Le 20 novembre, un hassane vola les bœufs d’un marabout de notre camp, ce qui causa une grande rumeur ; tout le monde fut sur pied toute la soirée : deux amis de celui qui avait été volé partirent pour le camp du hassane, afin de réclamer les bœufs. On me dit que si le roi s’était trouvé là, le voleur aurait été sévèrement puni.
Le même soir, Mohammed Sidy Moctar arriva : je m’attendais à voir éclater la joie dans sa famille; je fus fort surpris qu’on n’allât pas même au-devant de lui. Il entra dans la tente, salua tout le monde : on lui rendit froidement son salut ; sa fille seule se leva, et lui posa respectueusement les mains sur la tête, sans aucune démonstration d’amitié.
Je n’ai jamais vu les Maures s’embrasser : un amant même n’embrasse pas sa maîtresse; il lui pose la main sur la bouche, puis la reporte à la sienne pour recueillir sans doute le baiser qu’elle y a déposé.
Le lendemain, les marabouts qui étaient allés réclamer les bœufs, revinrent sans les avoir obtenus.

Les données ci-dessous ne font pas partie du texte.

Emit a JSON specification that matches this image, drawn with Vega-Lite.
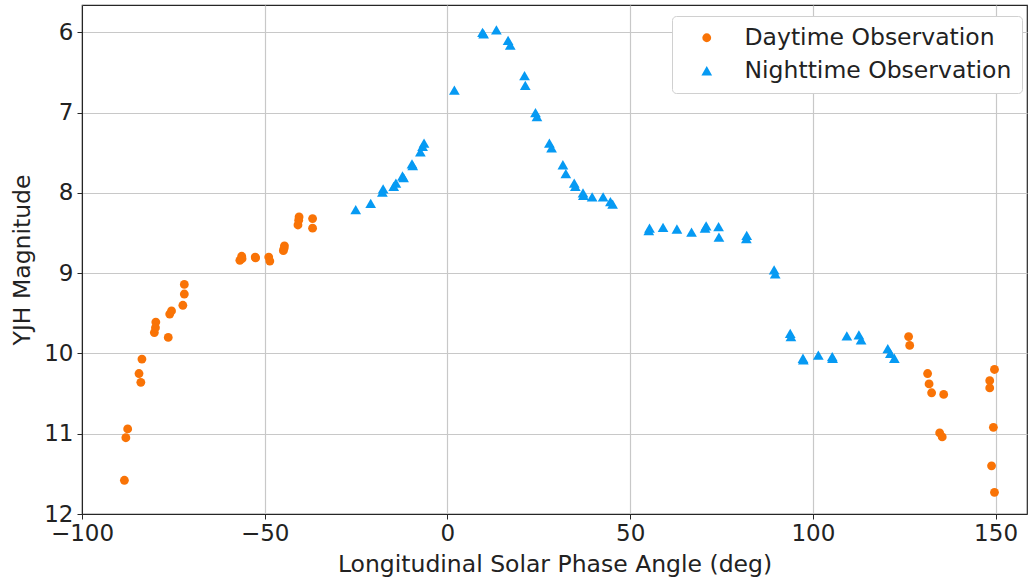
{
  "$schema": "https://vega.github.io/schema/vega-lite/v6.json",
  "autosize": "none",
  "padding": {"left": 82, "top": 5, "right": 1, "bottom": 66},
  "width": 945,
  "height": 509,
  "background": "white",
  "config": {
    "font": "DejaVu Sans",
    "view": {"stroke": "#262626", "strokeWidth": 1.2},
    "axis": {
      "labelFont": "DejaVu Sans",
      "titleFont": "DejaVu Sans",
      "labelFontSize": 23,
      "titleFontSize": 23.5,
      "titleFontWeight": "normal",
      "labelColor": "#222222",
      "titleColor": "#222222",
      "gridColor": "#c8c8c8",
      "gridWidth": 1.2,
      "domainColor": "#262626",
      "tickColor": "#262626",
      "tickSize": 5,
      "labelPadding": 3,
      "labelFlush": false
    },
    "legend": {
      "labelFont": "DejaVu Sans",
      "labelFontSize": 23.5,
      "labelColor": "#222222"
    }
  },
  "data": {
    "values": [
      {"x": -88.4, "y": 11.58, "t": "Daytime Observation"},
      {"x": -87.5, "y": 10.94, "t": "Daytime Observation"},
      {"x": -88.0, "y": 11.05, "t": "Daytime Observation"},
      {"x": -83.6, "y": 10.07, "t": "Daytime Observation"},
      {"x": -84.4, "y": 10.25, "t": "Daytime Observation"},
      {"x": -83.9, "y": 10.36, "t": "Daytime Observation"},
      {"x": -80.2, "y": 9.74, "t": "Daytime Observation"},
      {"x": -79.8, "y": 9.61, "t": "Daytime Observation"},
      {"x": -79.9, "y": 9.68, "t": "Daytime Observation"},
      {"x": -76.4, "y": 9.80, "t": "Daytime Observation"},
      {"x": -76.0, "y": 9.51, "t": "Daytime Observation"},
      {"x": -75.5, "y": 9.47, "t": "Daytime Observation"},
      {"x": -72.4, "y": 9.40, "t": "Daytime Observation"},
      {"x": -72.0, "y": 9.26, "t": "Daytime Observation"},
      {"x": -72.0, "y": 9.14, "t": "Daytime Observation"},
      {"x": -56.8, "y": 8.84, "t": "Daytime Observation"},
      {"x": -56.3, "y": 8.79, "t": "Daytime Observation"},
      {"x": -56.2, "y": 8.82, "t": "Daytime Observation"},
      {"x": -52.6, "y": 8.80, "t": "Daytime Observation"},
      {"x": -52.5, "y": 8.81, "t": "Daytime Observation"},
      {"x": -48.9, "y": 8.80, "t": "Daytime Observation"},
      {"x": -48.6, "y": 8.85, "t": "Daytime Observation"},
      {"x": -44.9, "y": 8.72, "t": "Daytime Observation"},
      {"x": -44.6, "y": 8.66, "t": "Daytime Observation"},
      {"x": -44.7, "y": 8.69, "t": "Daytime Observation"},
      {"x": -40.9, "y": 8.40, "t": "Daytime Observation"},
      {"x": -40.6, "y": 8.30, "t": "Daytime Observation"},
      {"x": -40.7, "y": 8.34, "t": "Daytime Observation"},
      {"x": -36.9, "y": 8.32, "t": "Daytime Observation"},
      {"x": -36.9, "y": 8.44, "t": "Daytime Observation"},
      {"x": 126.2, "y": 9.79, "t": "Daytime Observation"},
      {"x": 126.5, "y": 9.90, "t": "Daytime Observation"},
      {"x": 131.4, "y": 10.25, "t": "Daytime Observation"},
      {"x": 131.8, "y": 10.38, "t": "Daytime Observation"},
      {"x": 132.5, "y": 10.49, "t": "Daytime Observation"},
      {"x": 135.8, "y": 10.51, "t": "Daytime Observation"},
      {"x": 134.7, "y": 10.99, "t": "Daytime Observation"},
      {"x": 135.4, "y": 11.04, "t": "Daytime Observation"},
      {"x": 149.7, "y": 10.20, "t": "Daytime Observation"},
      {"x": 148.4, "y": 10.34, "t": "Daytime Observation"},
      {"x": 148.4, "y": 10.43, "t": "Daytime Observation"},
      {"x": 149.4, "y": 10.92, "t": "Daytime Observation"},
      {"x": 148.9, "y": 11.40, "t": "Daytime Observation"},
      {"x": 149.7, "y": 11.73, "t": "Daytime Observation"},
      {"x": -25.1, "y": 8.21, "t": "Nighttime Observation"},
      {"x": -21.0, "y": 8.13, "t": "Nighttime Observation"},
      {"x": -17.8, "y": 7.99, "t": "Nighttime Observation"},
      {"x": -17.6, "y": 7.95, "t": "Nighttime Observation"},
      {"x": -14.7, "y": 7.92, "t": "Nighttime Observation"},
      {"x": -14.1, "y": 7.88, "t": "Nighttime Observation"},
      {"x": -12.3, "y": 7.79, "t": "Nighttime Observation"},
      {"x": -12.0, "y": 7.81, "t": "Nighttime Observation"},
      {"x": -9.7, "y": 7.64, "t": "Nighttime Observation"},
      {"x": -9.5, "y": 7.66, "t": "Nighttime Observation"},
      {"x": -7.4, "y": 7.49, "t": "Nighttime Observation"},
      {"x": -6.8, "y": 7.42, "t": "Nighttime Observation"},
      {"x": -6.4, "y": 7.38, "t": "Nighttime Observation"},
      {"x": 1.9, "y": 6.72, "t": "Nighttime Observation"},
      {"x": 9.6, "y": 6.00, "t": "Nighttime Observation"},
      {"x": 9.9, "y": 6.02, "t": "Nighttime Observation"},
      {"x": 13.4, "y": 5.97, "t": "Nighttime Observation"},
      {"x": 16.6, "y": 6.10, "t": "Nighttime Observation"},
      {"x": 17.2, "y": 6.16, "t": "Nighttime Observation"},
      {"x": 21.1, "y": 6.54, "t": "Nighttime Observation"},
      {"x": 21.3, "y": 6.66, "t": "Nighttime Observation"},
      {"x": 24.1, "y": 7.00, "t": "Nighttime Observation"},
      {"x": 24.5, "y": 7.05, "t": "Nighttime Observation"},
      {"x": 27.9, "y": 7.38, "t": "Nighttime Observation"},
      {"x": 28.5, "y": 7.44, "t": "Nighttime Observation"},
      {"x": 31.6, "y": 7.65, "t": "Nighttime Observation"},
      {"x": 32.4, "y": 7.76, "t": "Nighttime Observation"},
      {"x": 34.7, "y": 7.88, "t": "Nighttime Observation"},
      {"x": 35.0, "y": 7.92, "t": "Nighttime Observation"},
      {"x": 37.1, "y": 8.00, "t": "Nighttime Observation"},
      {"x": 37.2, "y": 8.03, "t": "Nighttime Observation"},
      {"x": 39.6, "y": 8.05, "t": "Nighttime Observation"},
      {"x": 42.6, "y": 8.05, "t": "Nighttime Observation"},
      {"x": 44.6, "y": 8.11, "t": "Nighttime Observation"},
      {"x": 45.2, "y": 8.14, "t": "Nighttime Observation"},
      {"x": 55.1, "y": 8.47, "t": "Nighttime Observation"},
      {"x": 55.3, "y": 8.44, "t": "Nighttime Observation"},
      {"x": 59.0, "y": 8.43, "t": "Nighttime Observation"},
      {"x": 62.8, "y": 8.45, "t": "Nighttime Observation"},
      {"x": 66.8, "y": 8.49, "t": "Nighttime Observation"},
      {"x": 70.5, "y": 8.44, "t": "Nighttime Observation"},
      {"x": 70.8, "y": 8.41, "t": "Nighttime Observation"},
      {"x": 74.2, "y": 8.42, "t": "Nighttime Observation"},
      {"x": 74.3, "y": 8.55, "t": "Nighttime Observation"},
      {"x": 81.8, "y": 8.57, "t": "Nighttime Observation"},
      {"x": 81.9, "y": 8.53, "t": "Nighttime Observation"},
      {"x": 89.4, "y": 8.96, "t": "Nighttime Observation"},
      {"x": 89.7, "y": 9.01, "t": "Nighttime Observation"},
      {"x": 93.8, "y": 9.75, "t": "Nighttime Observation"},
      {"x": 94.0, "y": 9.79, "t": "Nighttime Observation"},
      {"x": 97.3, "y": 10.06, "t": "Nighttime Observation"},
      {"x": 97.4, "y": 10.08, "t": "Nighttime Observation"},
      {"x": 101.5, "y": 10.02, "t": "Nighttime Observation"},
      {"x": 105.3, "y": 10.04, "t": "Nighttime Observation"},
      {"x": 105.4, "y": 10.06, "t": "Nighttime Observation"},
      {"x": 109.3, "y": 9.78, "t": "Nighttime Observation"},
      {"x": 112.6, "y": 9.77, "t": "Nighttime Observation"},
      {"x": 113.2, "y": 9.83, "t": "Nighttime Observation"},
      {"x": 120.5, "y": 9.94, "t": "Nighttime Observation"},
      {"x": 121.2, "y": 10.00, "t": "Nighttime Observation"},
      {"x": 122.3, "y": 10.06, "t": "Nighttime Observation"}
    ]
  },
  "mark": {"type": "point", "filled": true, "opacity": 1},
  "encoding": {
    "x": {
      "field": "x",
      "type": "quantitative",
      "title": "Longitudinal Solar Phase Angle (deg)",
      "scale": {"domain": [-100, 158.6], "nice": false, "zero": false},
      "axis": {"values": [-100, -50, 0, 50, 100, 150], "titlePadding": 7}
    },
    "y": {
      "field": "y",
      "type": "quantitative",
      "title": "YJH Magnitude",
      "scale": {"domain": [5.66, 12], "nice": false, "zero": false, "reverse": true},
      "axis": {"values": [6, 7, 8, 9, 10, 11, 12], "titlePadding": 9, "labelPadding": 4}
    },
    "color": {
      "field": "t",
      "type": "nominal",
      "scale": {"domain": ["Daytime Observation", "Nighttime Observation"], "range": ["#f97306", "#069af3"]},
      "legend": {
        "title": null,
        "orient": "none",
        "legendX": 590,
        "legendY": 11,
        "padding": 10,
        "fillColor": "white",
        "strokeColor": "#d0d0d0",
        "cornerRadius": 4,
        "symbolOffset": 13,
        "symbolSize": 90,
        "labelOffset": 26,
        "rowPadding": 8,
        "labelLimit": 400
      }
    },
    "shape": {
      "field": "t",
      "type": "nominal",
      "scale": {"domain": ["Daytime Observation", "Nighttime Observation"], "range": ["circle", "triangle-up"]},
      "legend": null
    },
    "size": {
      "field": "t",
      "type": "ordinal",
      "scale": {"domain": ["Daytime Observation", "Nighttime Observation"], "range": [78, 115]},
      "legend": null
    }
  }
}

Le 2 8 novembre, le grand marabout alla lui-même les réclamer, et les fit rendre ; mais il eut beaucoup de peine, et ce ne fut que le 6 décembre qu’il revint ; les bœufs arrivèrent peu de temps après lui.
Les Maures ont des lois très sévères contre le vol ; mais elles sont rarement exécutées. Si le voleur est pris en présence du roi, sa majesté peut, sans aucune forme de procès, lui faire appliquer cinquante ou 60 coups de fouet sur le dos ou lui faire couper les oreilles. La peine de mort est quelquefois infligée aux tributaires, mais jamais aux hassanes ni aux marabouts.
Suivant la loi de Mahomet, le voleur doit avoir le poignet coupé : mais tous ont intérêt à l’adoucir ; car si elle était rigoureusement exécutée, tous les Maures seraient manchots. Cette loi n’est pas applicable à ceux qui volent les chrétiens; au contraire, ils font une bonne action : aussi saisissent-ils toutes les occasions de les piller.